Ce n'est pas toujours au moment de son apogée qu'un mouvement connait ses meilleurs instants. Ainsi de la vague britpop, considérée aujourd'hui, si ce n'est à l'époque même, avec mépris et condescendance. Il n'y a pas forcément grand-chose à retenir des années 1994 et 1995, celles de son paroxysme. celles de la rivalité très médiatisée entre Blur et Oasis, et de cette multitude de groupes indigents montés chaque semaine en épingle par la presse britannique. Non, s'il faut en tirer quelque chose, c'est avant qu'il faut regarder. C'est du côté de Luke Haines et des Auteurs, du Modern Life Is Rubbish de Blur, et bien sûr de Pulp qui, même s'ils n'ont explosé qu'avec l'album Different Class, étaient déjà là depuis longtemps.
Ou bien il faut regarder après, du côté de ces groupes gallois pastoraux et originaux, emmenés vers 96 par les Gorky's Zygotic Mynci et les Super Furry Animals. Ces derniers, même s'ils sont alors populaires et prisés par la presse musicale à grand tirage, même s'ils rejoignent Oasis chez Creation et qu'ils finiront par collaborer avec Paul McCartney, suivent une autre voie que la grosse cavalerie britpop. Il n'est plus question de textes à contenu social, comme avec Blur ou Pulp, mais de paroles surréalistes. Ce n'est plus l'axe Kinks-Jam-Madness qui est suivi, mais celui du rock psychédélique et décadent, voire progressif, voire glam, du début des années 70.
Le groupe, d'ailleurs, a un parcours qui sort de l'ordinaire. A l'origine, nos animaux super poilus s'étaient lancés dans un projet techno. Puis, quand ils se sont mis aux chansons, ils les ont tout d'abord déclamées dans leur gallois natal, comme l'indique le doux intitulé de leur tout premier EP, Lianfairpwllgywgyllgoger Chwymdrobwlltysiliogoygoyocynygofod (In Space). Ce n'est que plus tard que Gruff Rhys s'est mis à l'anglais, le groupe estimant, à raison, qu'il était temps pour lui de prétendre succès et de réclamer sa part du gros gâteau de la britpop.

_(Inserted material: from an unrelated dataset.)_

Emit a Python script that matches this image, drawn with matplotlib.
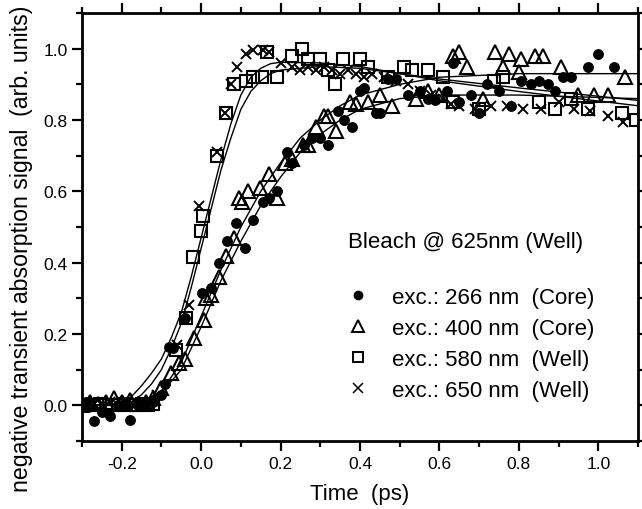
import matplotlib
matplotlib.use("Agg")
import matplotlib.pyplot as plt
from matplotlib.lines import Line2D
from matplotlib.ticker import MultipleLocator

plt.rcParams['font.family'] = ['Liberation Sans', 'DejaVu Sans']
plt.rcParams['axes.unicode_minus'] = False

# ---- data: exc. 266 nm (Core), filled circles ----
x266 = [-0.29, -0.27, -0.25, -0.23, -0.21, -0.19, -0.18, -0.16, -0.14, -0.12, -0.10, -0.09,
        -0.08, -0.07, -0.04, 0.003, 0.025, 0.045, 0.066, 0.088, 0.11, 0.13, 0.155, 0.17,
        0.19, 0.215, 0.23, 0.26, 0.28, 0.30, 0.32, 0.344, 0.36, 0.38, 0.40, 0.41, 0.44,
        0.45, 0.47, 0.49, 0.52, 0.55, 0.57, 0.59, 0.62, 0.635, 0.65, 0.68, 0.70, 0.72,
        0.75, 0.78, 0.805, 0.83, 0.85, 0.873, 0.89, 0.91, 0.93, 0.975, 1.0, 1.04]
y266 = [0.01, -0.045, -0.02, -0.03, 0.0, 0.005, -0.04, 0.0, 0.005, 0.01, 0.03, 0.06,
        0.165, 0.16, 0.245, 0.315, 0.33, 0.40, 0.46, 0.51, 0.44, 0.52, 0.57, 0.58,
        0.60, 0.71, 0.68, 0.73, 0.75, 0.75, 0.73, 0.825, 0.80, 0.78, 0.88, 0.89, 0.82,
        0.82, 0.915, 0.915, 0.87, 0.88, 0.86, 0.855, 0.88, 0.96, 0.85, 0.87, 0.82, 0.90,
        0.88, 0.84, 0.91, 0.90, 0.91, 0.90, 0.88, 0.92, 0.92, 0.95, 0.985, 0.95]

# ---- exc. 400 nm (Core), open triangles ----
x400 = [-0.30, -0.28, -0.26, -0.24, -0.22, -0.20, -0.18, -0.16, -0.14, -0.12, -0.10, -0.077,
        -0.055, -0.04, -0.018, 0.008, 0.013, 0.025, 0.046, 0.063, 0.084, 0.096, 0.104, 0.117,
        0.147, 0.172, 0.19, 0.21, 0.23, 0.256, 0.27, 0.29, 0.31, 0.32, 0.34, 0.375, 0.39,
        0.42, 0.45, 0.48, 0.54, 0.57, 0.60, 0.635, 0.65, 0.67, 0.71, 0.74, 0.76, 0.775,
        0.80, 0.805, 0.84, 0.86, 0.905, 0.95, 0.99, 1.025, 1.066]
y400 = [0.0, 0.01, 0.005, 0.01, 0.02, 0.01, 0.015, 0.005, 0.01, 0.02, 0.05, 0.09,
        0.12, 0.13, 0.19, 0.24, 0.30, 0.31, 0.36, 0.42, 0.47, 0.58, 0.57, 0.60,
        0.61, 0.65, 0.58, 0.68, 0.69, 0.73, 0.73, 0.78, 0.81, 0.81, 0.77, 0.85, 0.845,
        0.85, 0.87, 0.84, 0.86, 0.88, 0.87, 0.98, 0.99, 0.95, 0.86, 0.99, 0.95, 0.985,
        0.935, 0.97, 0.98, 0.98, 0.95, 0.87, 0.87, 0.87, 0.92]

# ---- exc. 580 nm (Well), open squares ----
x580 = [-0.30, -0.285, -0.27, -0.255, -0.24, -0.225, -0.21, -0.195, -0.18, -0.165, -0.15,
        -0.135, -0.12, -0.063, -0.038, -0.02, 0.0, 0.005, 0.041, 0.063, 0.084, 0.113,
        0.13, 0.152, 0.167, 0.19, 0.23, 0.253, 0.27, 0.30, 0.32, 0.337, 0.357, 0.40,
        0.42, 0.47, 0.51, 0.53, 0.57, 0.61, 0.635, 0.70, 0.737, 0.76, 0.85, 0.89, 0.93,
        0.975, 1.06, 1.096]
y580 = [0.0, 0.0, 0.0, 0.005, 0.0, 0.0, 0.0, 0.005, 0.0, 0.0, 0.005,
        0.0, 0.005, 0.155, 0.245, 0.417, 0.49, 0.53, 0.70, 0.82, 0.90, 0.91,
        0.92, 0.92, 0.99, 0.92, 0.98, 1.0, 0.97, 0.97, 0.94, 0.90, 0.97, 0.97,
        0.95, 0.92, 0.95, 0.94, 0.94, 0.92, 0.85, 0.83, 0.91, 0.92, 0.85, 0.83, 0.86,
        0.83, 0.82, 0.80]

# ---- exc. 650 nm (Well), crosses ----
x650 = [-0.29, -0.27, -0.25, -0.23, -0.21, -0.19, -0.17, -0.15, -0.13, -0.11, -0.06,
        -0.03, -0.005, 0.04, 0.06, 0.076, 0.09, 0.113, 0.13, 0.155, 0.17, 0.20, 0.23,
        0.25, 0.27, 0.29, 0.31, 0.33, 0.35, 0.37, 0.39, 0.41, 0.43, 0.46, 0.49, 0.52,
        0.55, 0.58, 0.61, 0.63, 0.65, 0.69, 0.73, 0.77, 0.81, 0.856, 0.90, 0.94, 0.98,
        1.025, 1.063]
y650 = [0.0, 0.005, 0.0, 0.01, 0.0, 0.005, 0.0, 0.005, 0.01, 0.03, 0.17,
        0.28, 0.56, 0.71, 0.82, 0.90, 0.95, 0.985, 0.995, 0.995, 0.99, 0.96, 0.95,
        0.94, 0.95, 0.94, 0.95, 0.94, 0.93, 0.94, 0.93, 0.92, 0.93, 0.92, 0.91, 0.90,
        0.88, 0.87, 0.86, 0.845, 0.84, 0.83, 0.84, 0.84, 0.83, 0.83, 0.85, 0.83, 0.825,
        0.81, 0.795]

# ---- fitted curves ----
fit_fast_a_x = [-0.30, -0.20, -0.175, -0.15, -0.125, -0.10, -0.075, -0.05, -0.025, 0.0, 0.025,
                0.05, 0.075, 0.10, 0.125, 0.15, 0.175, 0.20, 0.30, 0.40, 0.50, 0.60, 0.80, 1.10]
fit_fast_a_y = [0.0, 0.005, 0.025, 0.055, 0.09, 0.13, 0.19, 0.26, 0.36, 0.47, 0.58,
                0.69, 0.79, 0.87, 0.92, 0.945, 0.958, 0.962, 0.96, 0.95, 0.93, 0.91, 0.88, 0.84]
fit_fast_b_x = [-0.30, -0.20, -0.175, -0.15, -0.125, -0.10, -0.075, -0.05, -0.025, 0.0, 0.025,
                0.05, 0.075, 0.10, 0.125, 0.15, 0.175, 0.20, 0.30, 0.40, 0.50, 0.60, 0.80, 1.10]
fit_fast_b_y = [0.0, 0.002, 0.01, 0.03, 0.06, 0.10, 0.16, 0.23, 0.33, 0.44, 0.55,
                0.66, 0.75, 0.83, 0.88, 0.91, 0.93, 0.94, 0.95, 0.945, 0.93, 0.915, 0.89, 0.855]
fit_slow_a_x = [-0.30, -0.20, -0.15, -0.10, -0.05, 0.0, 0.05, 0.10, 0.15, 0.20, 0.25,
                0.30, 0.35, 0.40, 0.50, 0.60, 0.80, 1.10]
fit_slow_a_y = [0.0, 0.0, 0.01, 0.04, 0.12, 0.25, 0.38, 0.50, 0.60, 0.68, 0.75,
                0.80, 0.84, 0.87, 0.90, 0.92, 0.93, 0.93]
fit_slow_b_x = [-0.30, -0.20, -0.15, -0.10, -0.05, 0.0, 0.05, 0.10, 0.15, 0.20, 0.25,
                0.30, 0.35, 0.40, 0.50, 0.60, 0.80, 1.10]
fit_slow_b_y = [0.0, 0.0, 0.01, 0.035, 0.10, 0.22, 0.35, 0.46, 0.56, 0.64, 0.71,
                0.76, 0.80, 0.83, 0.86, 0.87, 0.87, 0.86]

legend_title = "Bleach @ 625nm (Well)"
labels = ["exc.: 266 nm  (Core)", "exc.: 400 nm  (Core)",
          "exc.: 580 nm  (Well)", "exc.: 650 nm  (Well)"]

fig = plt.figure(figsize=(6.42, 5.10), dpi=100)
ax = fig.add_axes([0.1277, 0.1333, 0.8661, 0.8392])

for fx, fy in [(fit_fast_a_x, fit_fast_a_y), (fit_fast_b_x, fit_fast_b_y),
               (fit_slow_a_x, fit_slow_a_y), (fit_slow_b_x, fit_slow_b_y)]:
    ax.plot(fx, fy, color='black', lw=1.0, zorder=2)

ax.plot(x266, y266, 'o', ms=6.8, color='black', mec='black', ls='none', zorder=3)
ax.plot(x400, y400, '^', ms=10.5, mfc='none', mec='black', mew=1.5, ls='none', zorder=3)
ax.plot(x580, y580, 's', ms=9, mfc='none', mec='black', mew=1.5, ls='none', zorder=3)
ax.plot(x650, y650, 'x', ms=7, color='black', mew=1.4, ls='none', zorder=3)

ax.set_xlim(-0.3, 1.1)
ax.set_ylim(-0.1, 1.1)
ax.xaxis.set_major_locator(MultipleLocator(0.2))
ax.xaxis.set_minor_locator(MultipleLocator(0.1))
ax.yaxis.set_major_locator(MultipleLocator(0.2))
ax.yaxis.set_minor_locator(MultipleLocator(0.1))
ax.tick_params(which='both', direction='out', top=True, right=True,
               labeltop=False, labelright=False, width=1.6, labelsize=12.5)
ax.tick_params(which='major', length=7)
ax.tick_params(which='minor', length=4.5)
for s in ax.spines.values():
    s.set_linewidth(2.0)

ax.set_xlabel("Time  (ps)", fontsize=16, labelpad=9)
ax.set_ylabel("negative transient absorption signal  (arb. units)", fontsize=16.7)
ax.yaxis.set_label_coords(-0.088, 0.451)

handles = [
    Line2D([], [], marker='o', ls='none', color='black', ms=6),
    Line2D([], [], marker='^', ls='none', mfc='none', mec='black', mew=1.4, ms=9),
    Line2D([], [], marker='s', ls='none', mfc='none', mec='black', mew=1.4, ms=7.5),
    Line2D([], [], marker='x', ls='none', color='black', mew=1.1, ms=6.5),
]
leg = ax.legend(handles, labels, title=legend_title, loc='upper left',
                bbox_to_anchor=(0.478, 0.49), frameon=False, fontsize=16,
                title_fontsize=16, alignment='left', handlelength=0.9,
                handletextpad=1.1, labelspacing=0.45, borderpad=0.0,
                borderaxespad=0.0)
leg._legend_box.sep = 25

fig.savefig("out.png", dpi=100)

Cependant, cette britpop qu'ils jugent eux-mêmes triste et conservatrice, les Super Furry Animals la cuisinent à leur sauce. Ils en gardent les ingrédients principaux, ses mélodies imparables, ses refrains accrocheurs et ses guitares proéminentes, mais ils y mêlent quelques essais expérimentaux, et ils font mariner le tout dans une ambiance hallucinée. La drogue, en effet, est très présente sur Fuzzy Logic, leur premier album, via ces photos de Howard Marks en pochette, trafiquant gallois notoire, via le titre un brin noisy qui lui est dédié, "Hangin' With Howard Marks", via aussi ce single, "Something 4 the Week-End", qui parle de psychotropes.
Sans parler si ouvertement de drogues, les autres chansons sont aussi déglinguées. Le groupe qui, en cette année 1996, écume les festivals à bord d'un char d'assaut peint en bleu, met en scène le dialogue entre un hamster et son maître ("Fuzzy Birds") ou confesse sa passion pour les frisbees ("Frisbee"). Et la plupart des morceaux dévoilent des paroles cryptiques ("Mario Man") et des métaphores floues. La musique, elle, est aussi chargée et fantaisiste. Dès le départ en fanfare d'un "God! Show Me Magic" tout en cris, guitares fuzz et piano boogie, s'annonce un album qui multiplie les instruments, les voix trafiquées et les effets de studio.
Mais le plus souvent, c'est avec leurs titres gracieux que les Gallois gagnent la mise. C'est avec cet "Hometown Unicorn" qui exploite le vieux thème du désir nostalgique du retour chez soi, sur cette chanson d'amour délicieusement emphatique qu'est "Gathering Moss", et avec les violons de "If You Don't Want Me To Destroy You" et "Long Gone". Aujourd'hui, tout cela n'est plus de saison, ce n'est plus dans l'air du temps, loin s'en faut. Pourtant, et en dépit de morceaux parfois un peu trop gras, Fuzzy Logic prouve qu'il y a tout de même quelques petites pépites à retenir de ce mouvement populiste et cocardier qu'aura paru être la britpop.